### Directions
Scan the lines below for the string "chart" and copy every one that has it.

-- START Given data --

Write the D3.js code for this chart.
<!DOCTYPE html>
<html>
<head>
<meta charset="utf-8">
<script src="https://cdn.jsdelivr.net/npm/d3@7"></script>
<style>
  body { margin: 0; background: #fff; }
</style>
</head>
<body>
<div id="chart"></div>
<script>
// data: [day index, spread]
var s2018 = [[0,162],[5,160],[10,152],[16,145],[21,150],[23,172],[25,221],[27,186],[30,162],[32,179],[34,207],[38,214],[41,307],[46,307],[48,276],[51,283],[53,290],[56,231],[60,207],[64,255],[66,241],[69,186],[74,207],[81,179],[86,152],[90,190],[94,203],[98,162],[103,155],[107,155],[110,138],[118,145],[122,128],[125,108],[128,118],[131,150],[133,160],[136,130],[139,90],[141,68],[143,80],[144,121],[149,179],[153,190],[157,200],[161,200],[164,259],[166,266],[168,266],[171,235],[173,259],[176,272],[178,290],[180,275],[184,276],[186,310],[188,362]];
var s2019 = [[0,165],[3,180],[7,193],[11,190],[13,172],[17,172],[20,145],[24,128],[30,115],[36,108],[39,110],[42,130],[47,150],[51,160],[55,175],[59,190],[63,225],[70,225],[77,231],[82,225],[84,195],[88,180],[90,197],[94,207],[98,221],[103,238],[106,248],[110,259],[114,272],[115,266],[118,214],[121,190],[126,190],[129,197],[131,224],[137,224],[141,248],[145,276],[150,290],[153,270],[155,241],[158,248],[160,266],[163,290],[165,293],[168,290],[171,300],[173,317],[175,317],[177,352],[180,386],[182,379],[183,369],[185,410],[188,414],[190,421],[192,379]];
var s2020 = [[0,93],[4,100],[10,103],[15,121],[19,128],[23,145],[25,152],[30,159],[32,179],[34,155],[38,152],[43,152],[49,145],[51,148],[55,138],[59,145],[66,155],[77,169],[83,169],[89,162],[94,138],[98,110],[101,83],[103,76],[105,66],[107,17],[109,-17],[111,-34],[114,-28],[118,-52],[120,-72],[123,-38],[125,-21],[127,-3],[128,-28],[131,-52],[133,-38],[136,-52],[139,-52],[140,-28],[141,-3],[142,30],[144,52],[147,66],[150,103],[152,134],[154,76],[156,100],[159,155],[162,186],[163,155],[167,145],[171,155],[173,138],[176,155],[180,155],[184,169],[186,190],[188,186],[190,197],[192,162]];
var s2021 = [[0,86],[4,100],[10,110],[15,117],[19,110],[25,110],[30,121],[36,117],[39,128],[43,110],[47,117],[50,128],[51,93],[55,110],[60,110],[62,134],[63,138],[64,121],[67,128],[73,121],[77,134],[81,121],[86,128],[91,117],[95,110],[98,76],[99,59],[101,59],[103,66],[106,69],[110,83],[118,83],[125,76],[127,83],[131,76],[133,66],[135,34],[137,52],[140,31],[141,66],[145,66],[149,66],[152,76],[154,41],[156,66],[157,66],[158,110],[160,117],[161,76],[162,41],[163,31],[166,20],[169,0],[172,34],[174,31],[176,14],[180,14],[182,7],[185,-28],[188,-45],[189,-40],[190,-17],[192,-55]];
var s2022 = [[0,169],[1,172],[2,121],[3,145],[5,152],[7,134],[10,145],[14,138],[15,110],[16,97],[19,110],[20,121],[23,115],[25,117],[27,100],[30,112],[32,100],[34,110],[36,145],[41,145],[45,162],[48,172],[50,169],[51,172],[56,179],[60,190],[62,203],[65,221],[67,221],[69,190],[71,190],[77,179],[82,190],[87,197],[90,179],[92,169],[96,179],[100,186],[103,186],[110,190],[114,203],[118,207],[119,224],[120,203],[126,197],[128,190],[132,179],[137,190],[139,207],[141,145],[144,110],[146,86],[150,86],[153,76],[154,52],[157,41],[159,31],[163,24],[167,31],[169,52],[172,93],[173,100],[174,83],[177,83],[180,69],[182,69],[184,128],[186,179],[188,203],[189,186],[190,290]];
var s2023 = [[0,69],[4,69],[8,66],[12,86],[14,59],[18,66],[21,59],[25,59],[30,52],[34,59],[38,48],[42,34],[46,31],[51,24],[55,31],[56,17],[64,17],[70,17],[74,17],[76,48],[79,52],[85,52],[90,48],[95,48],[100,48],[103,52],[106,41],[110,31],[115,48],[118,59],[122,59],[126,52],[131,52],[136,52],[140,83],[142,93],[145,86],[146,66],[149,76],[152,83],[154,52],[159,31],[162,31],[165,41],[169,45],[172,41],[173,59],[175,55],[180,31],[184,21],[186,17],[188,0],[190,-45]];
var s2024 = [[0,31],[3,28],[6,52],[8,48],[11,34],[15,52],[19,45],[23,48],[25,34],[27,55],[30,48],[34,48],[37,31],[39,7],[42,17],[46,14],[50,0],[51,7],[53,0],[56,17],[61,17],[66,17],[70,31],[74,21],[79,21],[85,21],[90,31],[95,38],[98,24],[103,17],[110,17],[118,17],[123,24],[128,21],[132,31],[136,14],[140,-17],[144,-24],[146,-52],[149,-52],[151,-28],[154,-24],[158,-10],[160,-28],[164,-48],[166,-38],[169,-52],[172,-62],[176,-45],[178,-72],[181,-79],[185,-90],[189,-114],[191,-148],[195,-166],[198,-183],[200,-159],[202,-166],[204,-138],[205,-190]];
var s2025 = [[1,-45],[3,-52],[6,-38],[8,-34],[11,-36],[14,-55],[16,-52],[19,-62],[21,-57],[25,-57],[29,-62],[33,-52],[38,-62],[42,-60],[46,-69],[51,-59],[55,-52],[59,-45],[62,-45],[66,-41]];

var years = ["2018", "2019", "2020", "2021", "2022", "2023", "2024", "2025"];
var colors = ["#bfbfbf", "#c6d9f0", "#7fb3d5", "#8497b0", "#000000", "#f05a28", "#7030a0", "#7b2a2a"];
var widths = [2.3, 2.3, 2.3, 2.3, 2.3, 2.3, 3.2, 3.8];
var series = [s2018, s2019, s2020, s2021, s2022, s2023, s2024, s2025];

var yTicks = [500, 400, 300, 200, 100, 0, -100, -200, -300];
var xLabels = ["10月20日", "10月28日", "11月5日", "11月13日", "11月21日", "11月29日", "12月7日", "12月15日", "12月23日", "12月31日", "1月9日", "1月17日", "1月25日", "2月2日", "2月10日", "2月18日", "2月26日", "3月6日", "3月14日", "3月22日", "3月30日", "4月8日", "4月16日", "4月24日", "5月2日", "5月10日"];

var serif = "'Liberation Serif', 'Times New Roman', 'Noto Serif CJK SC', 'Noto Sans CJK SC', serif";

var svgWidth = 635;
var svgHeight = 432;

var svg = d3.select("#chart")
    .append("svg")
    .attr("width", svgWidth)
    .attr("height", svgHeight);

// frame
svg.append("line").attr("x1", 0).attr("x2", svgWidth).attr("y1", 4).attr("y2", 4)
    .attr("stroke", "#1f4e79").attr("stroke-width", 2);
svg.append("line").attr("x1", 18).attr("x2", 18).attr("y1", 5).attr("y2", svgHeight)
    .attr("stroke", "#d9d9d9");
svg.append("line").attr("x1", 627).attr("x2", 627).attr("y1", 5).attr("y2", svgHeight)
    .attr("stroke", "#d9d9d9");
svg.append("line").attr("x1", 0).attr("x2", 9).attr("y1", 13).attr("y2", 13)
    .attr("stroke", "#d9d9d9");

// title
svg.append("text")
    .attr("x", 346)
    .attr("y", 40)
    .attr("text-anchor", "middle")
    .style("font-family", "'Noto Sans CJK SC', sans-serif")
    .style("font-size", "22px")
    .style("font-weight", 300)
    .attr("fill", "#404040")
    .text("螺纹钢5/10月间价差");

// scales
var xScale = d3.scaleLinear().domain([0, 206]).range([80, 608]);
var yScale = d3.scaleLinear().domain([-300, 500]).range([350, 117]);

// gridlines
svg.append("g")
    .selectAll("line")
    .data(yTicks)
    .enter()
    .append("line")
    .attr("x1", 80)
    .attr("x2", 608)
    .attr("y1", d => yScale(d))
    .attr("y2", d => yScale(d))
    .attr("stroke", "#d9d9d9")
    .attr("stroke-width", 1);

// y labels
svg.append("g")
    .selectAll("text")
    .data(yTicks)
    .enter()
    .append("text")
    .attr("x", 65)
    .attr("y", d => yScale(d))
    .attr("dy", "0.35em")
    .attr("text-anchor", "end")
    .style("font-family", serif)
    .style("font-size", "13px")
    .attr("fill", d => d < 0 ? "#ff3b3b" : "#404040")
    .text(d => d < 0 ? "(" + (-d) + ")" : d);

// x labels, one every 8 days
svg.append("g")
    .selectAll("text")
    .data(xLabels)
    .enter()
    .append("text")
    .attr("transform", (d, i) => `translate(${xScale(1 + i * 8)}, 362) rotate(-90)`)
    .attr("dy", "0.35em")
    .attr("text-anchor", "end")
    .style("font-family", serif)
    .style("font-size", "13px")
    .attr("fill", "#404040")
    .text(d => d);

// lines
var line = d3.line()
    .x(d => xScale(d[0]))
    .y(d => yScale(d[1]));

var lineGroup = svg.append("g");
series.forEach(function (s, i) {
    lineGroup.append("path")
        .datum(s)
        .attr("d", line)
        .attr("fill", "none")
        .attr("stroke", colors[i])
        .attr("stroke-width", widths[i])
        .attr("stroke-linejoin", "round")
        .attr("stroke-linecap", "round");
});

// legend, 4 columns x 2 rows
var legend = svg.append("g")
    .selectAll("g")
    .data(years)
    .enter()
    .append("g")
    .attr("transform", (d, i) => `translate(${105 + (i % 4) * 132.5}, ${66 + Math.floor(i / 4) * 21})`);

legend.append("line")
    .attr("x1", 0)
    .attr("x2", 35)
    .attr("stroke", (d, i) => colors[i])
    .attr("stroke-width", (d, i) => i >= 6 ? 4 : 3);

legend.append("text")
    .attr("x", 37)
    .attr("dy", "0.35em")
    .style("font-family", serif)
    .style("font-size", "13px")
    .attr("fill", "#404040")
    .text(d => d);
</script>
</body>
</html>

-- END Given data --

### Written solution
Write the D3.js code for this chart.
<div id="chart"></div>
var svg = d3.select("#chart")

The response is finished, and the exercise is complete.